* _Source excerpt_:
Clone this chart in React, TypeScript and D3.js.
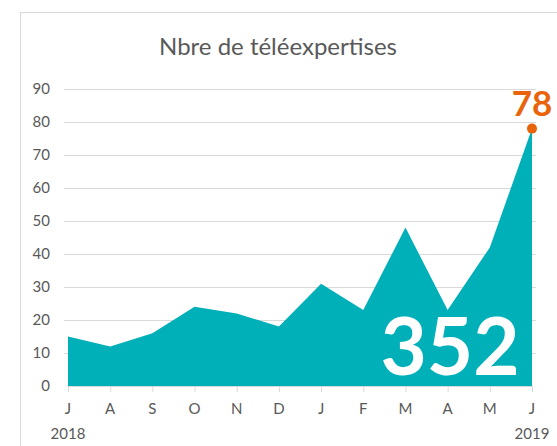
import * as d3 from 'd3'

const months = ['J', 'A', 'S', 'O', 'N', 'D', 'J', 'F', 'M', 'A', 'M', 'J']
const values = [15, 12, 16, 24, 22, 18, 31, 23, 48, 23, 42, 78]
const yTicks = [0, 10, 20, 30, 40, 50, 60, 70, 80, 90]
const years = [{ idx: 0, label: '2018' }, { idx: 11, label: '2019' }]
const total = d3.sum(values)

const width = 557,
      height = 446,
      margin = { top: 89, right: 25, bottom: 60, left: 68 },
      font = 'Lato, "Open Sans", sans-serif',
      teal = '#00B0B9',
      orange = '#E8630A',
      grey = '#595959'

const x = d3.scaleLinear()
  .domain([0, months.length - 1])
  .range([margin.left, width - margin.right])

const y = d3.scaleLinear()
  .domain([0, 90])
  .range([height - margin.bottom, margin.top])

const area = d3.area<number>()
  .x((d, i) => x(i))
  .y0(y(0))
  .y1(d => y(d))

export default function App() {
  const last = values.length - 1
  return (
    <svg width={width} height={height} style={{ position: 'absolute', left: 0, top: 0, background: '#fff' }}>
      <rect x={20.5} y={12.5} width={560} height={460} fill='none' stroke='#d9d9d9' />

      <text x={278} y={55} textAnchor='middle' fontFamily={font} fontSize={24} fill={grey}>
        Nbre de téléexpertises
      </text>

      <g className='grid'>
        {yTicks.map(t =>
          <g key={t}>
            {t > 0 &&
              <line x1={margin.left - 4} x2={x(last) + 4} y1={y(t) + 0.5} y2={y(t) + 0.5} stroke='#d9d9d9' />}
            <text x={50} y={y(t) + 5} textAnchor='end' fontFamily={font} fontSize={15} fill={grey}>{t}</text>
          </g>
        )}
      </g>

      <path d={area(values) ?? ''} fill={teal} />

      <g className='x-axis'>
        <line x1={x(0)} x2={x(last)} y1={y(0) + 0.5} y2={y(0) + 0.5} stroke='#d9d9d9' />
        {months.map((m, i) =>
          <g key={i}>
            <line x1={x(i) + 0.5} x2={x(i) + 0.5} y1={y(0)} y2={y(0) + 6} stroke='#d9d9d9' />
            <text x={x(i)} y={414} textAnchor='middle' fontFamily={font} fontSize={15} fill={grey}>{m}</text>
          </g>
        )}
        {years.map(yr =>
          <text key={yr.label} x={x(yr.idx)} y={439} textAnchor='middle' fontFamily={font} fontSize={15} fill={grey}>{yr.label}</text>
        )}
      </g>

      <circle cx={x(last)} cy={y(values[last])} r={5} fill={orange} />
      <text x={x(last)} y={y(values[last]) - 13} textAnchor='middle' fontFamily={font} fontWeight='bold' fontSize={35} fill={orange}>
        {values[last]}
      </text>

      <text x={450} y={375} textAnchor='middle' fontFamily={font} fontWeight='bold' fontSize={80} fill='#fff'>
        {total}
      </text>
    </svg>
  )
}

* _Written task_: Copy out each line exactly, without the pictures.

* _Result_:
Clone this chart in React, TypeScript and D3.js.
import * as d3 from 'd3'

const months = ['J', 'A', 'S', 'O', 'N', 'D', 'J', 'F', 'M', 'A', 'M', 'J']
const values = [15, 12, 16, 24, 22, 18, 31, 23, 48, 23, 42, 78]
const yTicks = [0, 10, 20, 30, 40, 50, 60, 70, 80, 90]
const years = [{ idx: 0, label: '2018' }, { idx: 11, label: '2019' }]
const total = d3.sum(values)

const width = 557,
      height = 446,
      margin = { top: 89, right: 25, bottom: 60, left: 68 },
      font = 'Lato, "Open Sans", sans-serif',
      teal = '#00B0B9',
      orange = '#E8630A',
      grey = '#595959'

const x = d3.scaleLinear()
  .domain([0, months.length - 1])
  .range([margin.left, width - margin.right])

const y = d3.scaleLinear()
  .domain([0, 90])
  .range([height - margin.bottom, margin.top])

const area = d3.area<number>()
  .x((d, i) => x(i))
  .y0(y(0))
  .y1(d => y(d))

export default function App() {
  const last = values.length - 1
  return (
    <svg width={width} height={height} style={{ position: 'absolute', left: 0, top: 0, background: '#fff' }}>
      <rect x={20.5} y={12.5} width={560} height={460} fill='none' stroke='#d9d9d9' />

      <text x={278} y={55} textAnchor='middle' fontFamily={font} fontSize={24} fill={grey}>
        Nbre de téléexpertises
      </text>

      <g className='grid'>
        {yTicks.map(t =>
          <g key={t}>
            {t > 0 &&
              <line x1={margin.left - 4} x2={x(last) + 4} y1={y(t) + 0.5} y2={y(t) + 0.5} stroke='#d9d9d9' />}
            <text x={50} y={y(t) + 5} textAnchor='end' fontFamily={font} fontSize={15} fill={grey}>{t}</text>
          </g>
        )}
      </g>

      <path d={area(values) ?? ''} fill={teal} />

      <g className='x-axis'>
        <line x1={x(0)} x2={x(last)} y1={y(0) + 0.5} y2={y(0) + 0.5} stroke='#d9d9d9' />
        {months.map((m, i) =>
          <g key={i}>
            <line x1={x(i) + 0.5} x2={x(i) + 0.5} y1={y(0)} y2={y(0) + 6} stroke='#d9d9d9' />
            <text x={x(i)} y={414} textAnchor='middle' fontFamily={font} fontSize={15} fill={grey}>{m}</text>
          </g>
        )}
        {years.map(yr =>
          <text key={yr.label} x={x(yr.idx)} y={439} textAnchor='middle' fontFamily={font} fontSize={15} fill={grey}>{yr.label}</text>
        )}
      </g>

      <circle cx={x(last)} cy={y(values[last])} r={5} fill={orange} />
      <text x={x(last)} y={y(values[last]) - 13} textAnchor='middle' fontFamily={font} fontWeight='bold' fontSize={35} fill={orange}>
        {values[last]}
      </text>

      <text x={450} y={375} textAnchor='middle' fontFamily={font} fontWeight='bold' fontSize={80} fill='#fff'>
        {total}
      </text>
    </svg>
  )
}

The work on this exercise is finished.